Steel and the State

Directors face dilemmas
when the state intervenes.

Over the weekend, whilst many were nicely curled up on the sofa watching The Masters, the UK Government was working (no sympathy please), and passed emergency legislation – The Steel Industry (Special Measures) Acts 2025 (“the Act”). The Act provides ministers with the power to compel British Steel to continue operations at its Scunthorpe plant. This is the first time the government has recalled parliament at the weekend since the 1982 Falklands War.

The law was rushed through following the company’s Chinese holding company threatening to halt production, putting thousands of jobs and a key national industry at risk. The Act makes non-compliance by directors a criminal offence, punishable by up to two years in prison or a fine, or both.
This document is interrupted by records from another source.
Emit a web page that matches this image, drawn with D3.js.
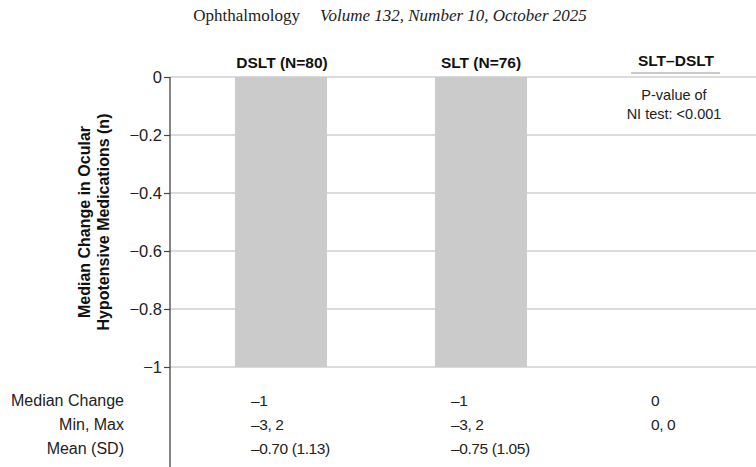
<!DOCTYPE html>
<html>
<head>
<meta charset="utf-8">
<script src="https://cdn.jsdelivr.net/npm/d3@7"></script>
<style>
  html, body { margin: 0; padding: 0; background: #fff; }
  svg { display: block; }
</style>
</head>
<body>
<svg id="chart" width="756" height="467"></svg>
<script>
// Groups and their headers
const groups = ["DSLT", "SLT", "SLT–DSLT"];
const groupHeaders = ["DSLT (N=80)", "SLT (N=76)", "SLT–DSLT"];
// Median change in ocular hypotensive medications (bars; no bar for the difference)
const medianValues = [-1, -1, null];
// Y axis ticks
const yTicks = [0, -0.2, -0.4, -0.6, -0.8, -1];
// Summary table below the plot
const rowLabels = ["Median Change", "Min, Max", "Mean (SD)"];
const medianChangeText = ["–1", "–1", "0"];
const minMaxText = ["–3, 2", "–3, 2", "0, 0"];
const meanSdText = ["–0.70 (1.13)", "–0.75 (1.05)", ""];
const pValueLines = ["P-value of", "NI test: <0.001"];

const svg = d3.select("#chart");
const W = 756, H = 467;
const sans = "'Liberation Sans', Arial, Helvetica, sans-serif";
const serif = "'Liberation Serif', 'Times New Roman', serif";

// Journal running header
const title = svg.append("text")
  .attr("x", 390).attr("y", 21)
  .attr("text-anchor", "middle")
  .style("font-family", serif).style("font-size", "17px").style("fill", "#222");
title.append("tspan").text("Ophthalmology");
title.append("tspan").attr("dx", 20).style("font-style", "italic")
  .text("Volume 132, Number 10, October 2025");

const axisX = 170;
const y = d3.scaleLinear().domain([-1, 0]).range([367, 77]);
const x = d3.scaleBand().domain(groups).range([181, 781])
  .paddingInner(0.54).paddingOuter(0.27);

// Horizontal gridlines
svg.append("g").selectAll("line").data(yTicks).join("line")
  .attr("x1", axisX).attr("x2", W)
  .attr("y1", d => y(d)).attr("y2", d => y(d))
  .attr("stroke", "#cfcfcf").attr("stroke-width", 1.5);

// Bars
svg.append("g").selectAll("rect")
  .data(groups.map((g, i) => ({ g, v: medianValues[i] })).filter(d => d.v !== null))
  .join("rect")
  .attr("x", d => x(d.g))
  .attr("width", x.bandwidth())
  .attr("y", d => y(Math.max(0, d.v)))
  .attr("height", d => Math.abs(y(d.v) - y(0)))
  .attr("fill", "#cbcbcb");

// Y axis
const yAxis = d3.axisLeft(y).tickValues(yTicks).tickSize(6).tickPadding(2)
  .tickFormat(d => d === 0 ? "0" : d3.format(".1~f")(d).replace("-", "–"));
const ax = svg.append("g").attr("transform", `translate(${axisX},0)`).call(yAxis);
ax.select(".domain").remove();
ax.selectAll(".tick line").attr("stroke", "#444").attr("stroke-width", 1.2);
ax.selectAll(".tick text").style("font-family", sans).style("font-size", "16.5px")
  .attr("fill", "#222");
svg.append("line").attr("x1", axisX).attr("x2", axisX).attr("y1", y(0)).attr("y2", H)
  .attr("stroke", "#444").attr("stroke-width", 1.3);

// Y axis title
const yt = svg.append("text")
  .attr("transform", "translate(94,222) rotate(-90)")
  .attr("text-anchor", "middle")
  .style("font-family", sans).style("font-size", "16px").style("font-weight", "bold").style("fill", "#111");
yt.append("tspan").attr("x", 0).attr("dy", "-0.25em").text("Median Change in Ocular");
yt.append("tspan").attr("x", 0).attr("dy", "1.2em").text("Hypotensive Medications (n)");

// Column headers
const headerOffset = [1, 0, -5];
svg.append("g").selectAll("text").data(groups).join("text")
  .attr("x", (d, i) => x(d) + x.bandwidth() / 2 + headerOffset[i])
  .attr("y", (d, i) => i === 2 ? 66 : 68)
  .attr("text-anchor", "middle")
  .style("font-family", sans).style("font-size", "15.5px").style("font-weight", "bold").style("fill", "#111")
  .text((d, i) => groupHeaders[i]);

// Underline below the difference header
const diffCenter = x(groups[2]) + x.bandwidth() / 2 - 5;
svg.append("line").attr("x1", diffCenter - 45).attr("x2", diffCenter + 44)
  .attr("y1", 73).attr("y2", 73).attr("stroke", "#bbb").attr("stroke-width", 1.5);

// P-value note
svg.append("g").selectAll("text").data(pValueLines).join("text")
  .attr("x", diffCenter - 2).attr("y", (d, i) => 100 + i * 19)
  .attr("text-anchor", "middle")
  .style("font-family", sans).style("font-size", "14.5px").style("fill", "#222")
  .text(d => d);

// Summary table
const rowY = [406, 430, 454];
svg.append("g").selectAll("text").data(rowLabels).join("text")
  .attr("x", 124).attr("y", (d, i) => rowY[i])
  .attr("text-anchor", "end")
  .style("font-family", sans).style("font-size", "16px").style("fill", "#222")
  .text(d => d);

const rows = [medianChangeText, minMaxText, meanSdText];
rows.forEach((vals, r) => {
  svg.append("g").selectAll("text").data(vals).join("text")
    .attr("x", (d, i) => x(groups[i]) + 16)
    .attr("y", rowY[r])
    .style("font-family", sans).style("font-size", "15.5px")
    .style("letter-spacing", "-0.4px").style("fill", "#222")
    .text(d => d);
});
</script>
</body>
</html>
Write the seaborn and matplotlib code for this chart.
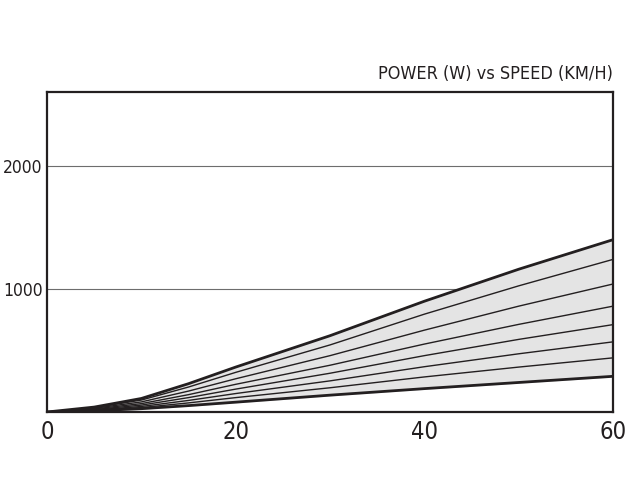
import numpy as np
import pandas as pd
import seaborn as sns
import matplotlib
matplotlib.use('Agg')
import matplotlib.pyplot as plt

# speed in km/h, power in W
speeds = [0, 5, 10, 15, 20, 30, 40, 50, 60]
power_1 = [0, 40, 110, 230, 365, 620, 900, 1160, 1400]
power_2 = [0, 35, 97, 203, 322, 545, 795, 1025, 1240]
power_3 = [0, 30, 82, 170, 270, 458, 665, 860, 1040]
power_4 = [0, 25, 68, 141, 225, 380, 552, 712, 860]
power_5 = [0, 20, 56, 117, 186, 315, 458, 590, 710]
power_6 = [0, 16, 45, 94, 150, 253, 368, 473, 570]
power_7 = [0, 13, 36, 74, 117, 197, 285, 365, 440]
power_8 = [0, 10, 27, 52, 80, 137, 190, 240, 290]

series = [power_1, power_2, power_3, power_4, power_5, power_6, power_7, power_8]
x_ticks = [0, 20, 40, 60]
y_ticks = [1000, 2000]

sns.set_style('white')
plt.rcParams['font.family'] = ['DejaVu Sans']
plt.rcParams['font.stretch'] = 'condensed'

ink = '#231f20'

fig = plt.figure(figsize=(6.4, 4.97), dpi=100)
ax = fig.add_axes([0.0734, 0.171, 0.8846, 0.644])

ax.fill_between(speeds, power_8, power_1, color='#e4e4e4', zorder=1)

for y in y_ticks:
    ax.axhline(y, color='#6d6d6d', lw=0.8, zorder=0.5)

for i, values in enumerate(series):
    outer = i == 0 or i == len(series) - 1
    df = pd.DataFrame({'speed': speeds, 'power': values})
    sns.lineplot(data=df, x='speed', y='power', ax=ax, color=ink,
                 lw=2.0 if outer else 1.0, zorder=3 if outer else 2)

ax.set_xlim(0, 60)
ax.set_ylim(0, 2600)
ax.set_xticks(x_ticks)
ax.set_yticks(y_ticks)
ax.set_xticklabels([str(t) for t in x_ticks], fontsize=17, color=ink, fontstretch='condensed')
ax.set_yticklabels([str(t) for t in y_ticks], fontsize=12.5, color=ink, fontstretch='condensed')
ax.tick_params(axis='y', length=0, pad=3)
ax.tick_params(axis='x', length=0, pad=6)
ax.set_xlabel('')
ax.set_ylabel('')
for s in ax.spines.values():
    s.set_color(ink)
    s.set_linewidth(1.6)

ax.set_title('POWER (W) vs SPEED (KM/H)', loc='right', fontsize=13, color=ink, pad=9,
             fontstretch='condensed')

fig.savefig('out.png', dpi=100)
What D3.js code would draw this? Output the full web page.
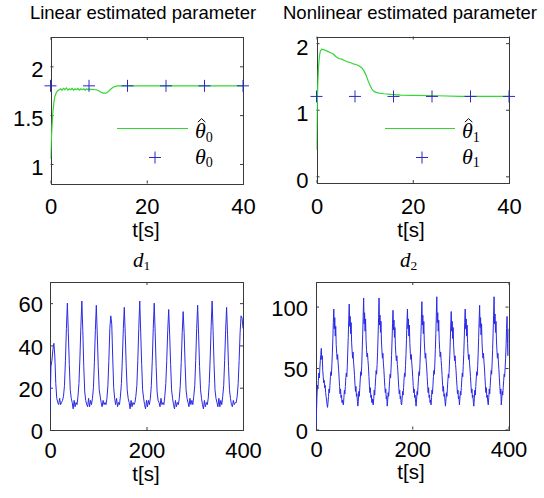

This dramatic intervention by the UK government is another warning shot for directors during an era of heightened geopolitical tension, and economic nationalism. Governments around the globe are becoming ever more assertive in seeking to protect their strategic industries, and directors are increasingly finding themselves in the crosshairs. This example shines the light on Anglo-Chinese relations but is a good example of a broader global trend of governments moving away from free-market orthodoxy, and towards interventionist lawmaking.

We commented on this trend back in 2021, when reviewing the potential impact of The National Security and Investment Act 2021 (NSI Act) and the Digital Markets Unit (DMU)(interestingly the NSI Act came shortly after the acquisition of British Steel by the Jingye Group in March 2020). Similar examples from other countries include the Energy Security Act Amendment 2022 in GermanyCritical Infrastructure Protection Acts 2021-2022 in Australia, and the NIS2 Directive (2022/2555) which addresses cyber security in the EU.

What does this all mean for liabilities of directors operating in affected industries? It can be boiled down to: heightened personal responsibility and accountability; reduced autonomy; and greater exposure to regulatory, civil, or even criminal liability.

The good news for directors of course is that proceedings such as those commenced under the Act would normally fall within the definition of a ‘Claim’ under a D&O policy, thereby triggering coverage for defence costs of those directors being prosecuted (up to the point of a non-appealable adjudication that the criminal act did in fact occur). However, at least under UK law, criminal fines would not be insurable.

This may be a one-off intervention which ends up in the nationalisation of British Steel, but the direction of travel is clear. Directors in critical industries may have always played a role in the national interest but that role is now under sharper scrutiny, with higher stakes and less room to manoeuvre. The next crisis may not come with warning, but the expectations of directors will likely be clear… align with public priorities or face legal, regulatory and reputational fallout.